Lieutenant General U. S. Armies:

Commanding U. S. Armies:

GENERAL: Lieutenant-General Longstreet has informed me that in an interview with Major-General Ord that officer expressed some apprehension lest the general terms used by you with reference to the exchange of political prisoners should be construed to include those charged with capital offenses. General Ord further stated that you did not intend to embrace that class of cases in the agreement to exchange.

I regret to learn that such is your interpretation, as I had hoped that by exchanging those held under charges by each party it would be possible to diminish to some extent the sufferings of both without detriment to their interests.

Should you see proper to assent to the interview proposed in my letter of this date I hope it may be found practicable to arrive at a more satisfactory understanding on this subject.

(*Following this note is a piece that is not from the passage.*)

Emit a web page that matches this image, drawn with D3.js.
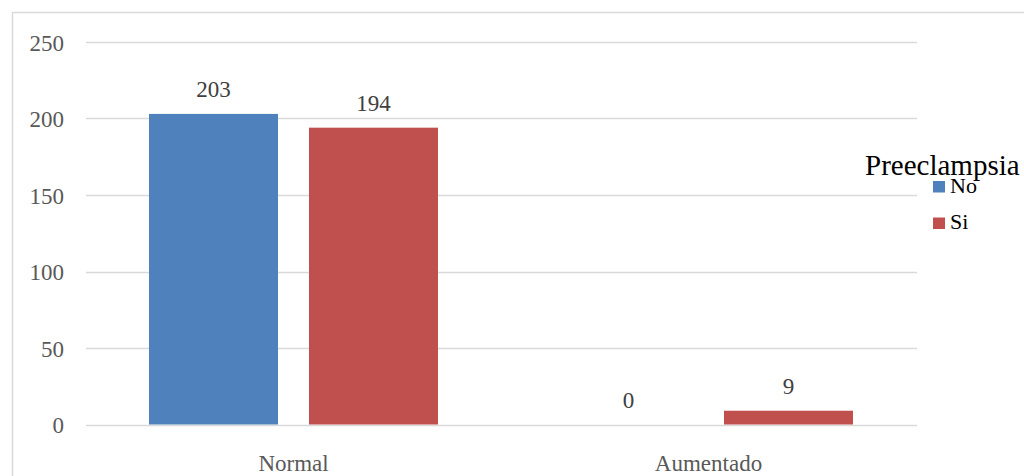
<!DOCTYPE html>
<html>
<head>
<meta charset="utf-8">
<script src="https://cdn.jsdelivr.net/npm/d3@7/dist/d3.min.js"></script>
<style>
html,body{margin:0;padding:0;background:#fff;}
svg{display:block;}
</style>
</head>
<body>
<svg id="chart" width="1024" height="476"></svg>
<script>
const categories = ["Normal", "Aumentado"];
const seriesNames = ["No", "Si"];
const valuesNo = [203, 0];
const valuesSi = [194, 9];
const yTicks = [0, 50, 100, 150, 200, 250];
const legendTitle = "Preeclampsia";
const colors = ["#4F81BD", "#C0504D"];

const seriesValues = [valuesNo, valuesSi];
const svg = d3.select("#chart");
const font = "'Liberation Serif','Times New Roman',serif";

// outer border
svg.append("rect").attr("x", 12.5).attr("y", 12.5).attr("width", 1030).attr("height", 480)
  .attr("fill", "none").attr("stroke", "#D9D9D9").attr("stroke-width", 1.5);

const y = d3.scaleLinear().domain([0, 250]).range([424.5, 42]);
const x0 = d3.scaleBand().domain(categories).range([86, 916]);
const x1 = d3.scaleBand().domain(seriesNames).range([63, 352]).paddingInner(31 / 160);

// gridlines
svg.append("g").selectAll("line").data(yTicks).join("line")
  .attr("x1", 86).attr("x2", 917)
  .attr("y1", d => Math.round(y(d)) + 0.5).attr("y2", d => Math.round(y(d)) + 0.5)
  .attr("stroke", "#D9D9D9").attr("stroke-width", 1.5);

// y axis labels
const yAxis = d3.axisLeft(y).tickValues(yTicks).tickSize(0).tickPadding(0);
const gy = svg.append("g").attr("transform", "translate(64,0)").call(yAxis);
gy.attr("font-family", null);
gy.select(".domain").remove();
gy.selectAll("text").style("font-family", font).style("font-size", "23px").attr("fill", "#595959")
  .attr("dy", "0.35em");

// x axis labels
const xAxis = d3.axisBottom(x0).tickSize(0).tickPadding(0);
const gx = svg.append("g").attr("transform", "translate(0,455)").call(xAxis);
gx.attr("font-family", null);
gx.select(".domain").remove();
gx.selectAll("text").style("font-family", font).style("font-size", "23px").attr("fill", "#595959").attr("dy", "0.7em");

// bars
const groups = svg.append("g").selectAll("g").data(categories).join("g")
  .attr("transform", c => `translate(${x0(c)},0)`);

groups.each(function(c, ci) {
  const g = d3.select(this);
  seriesNames.forEach((s, si) => {
    const v = seriesValues[si][ci];
    if (v > 0) {
      g.append("rect")
        .attr("x", x1(s)).attr("width", x1.bandwidth())
        .attr("y", y(v)).attr("height", y(0) - y(v))
        .attr("fill", colors[si]);
    }
    g.append("text")
      .attr("x", x1(s) + x1.bandwidth() / 2)
      .attr("y", y(v) - 16.5)
      .attr("text-anchor", "middle")
      .style("font-family", font).style("font-size", "23px").attr("fill", "#404040")
      .text(v);
  });
});

// legend
const lg = svg.append("g");
lg.append("text").attr("x", 865).attr("y", 175)
  .style("font-family", font).style("font-size", "29px").attr("fill", "#000").text(legendTitle);
seriesNames.forEach((s, i) => {
  const yy = 181 + i * 36.5;
  lg.append("rect").attr("x", 933).attr("y", yy).attr("width", 12).attr("height", 11.5).attr("fill", colors[i]);
  lg.append("text").attr("x", 950).attr("y", yy + 11.5)
    .style("font-family", font).style("font-size", "22px").attr("fill", "#000").text(s);
});
</script>
</body>
</html>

Very respectfully, your obedient servant,

R. E. LEE,


[Inclosure No. 3.] CITY POINT, VA., March 4, 1865.

General R. E. LEE,

Commanding C. S. Army:

Your two letters of the 2nd instant were received yesterday. In regard to any apprehended misunderstanding in reference to the exchange of political prisoners, I think there need be none. General Ord and General Longstreet have probably misunderstood what I said to the former on the subject, or I may have failed to make myself understood, possibly. A few days before the interview between Generals Longstreet and Ord, I had received a dispatch from General Hoffman, Commissary-General of Prisoners, stating, in sub-stance, that all prisoners of war who were or had been in close confinement or irons, whether under charges or sentence, had been ordered to City Point for exchange. I forwarded the substance of that dispatch to Lieutenant-Colonel Mulford, assistant agent of exchange, and presumed it probable that he had communicated it to Colonel Robert Ould. A day or two after an officer, who was neither a prisoner of war nor a political prisoner, was executed after a fair and impartial trial and in accordance with the laws of war and the usage of civilized nations. It was in explanation of this class of cases I told General Ord to speak to General Longstreet. Reference to my letter of February 16 will show my understanding on the subject of releasing political or citizen prisoners. In regard to meeting you on the 6th instant, I would state that I have no authority to accede to your proposition for a conference on the subject proposed. Such authority is vested in the President of the United States alone. General Ord culd only have meant that I would not refuse an interview on any subject on which I have a right to act, which, of course, would be such as are purely of a military character, and on the subject of exchanges which has been intruste to me.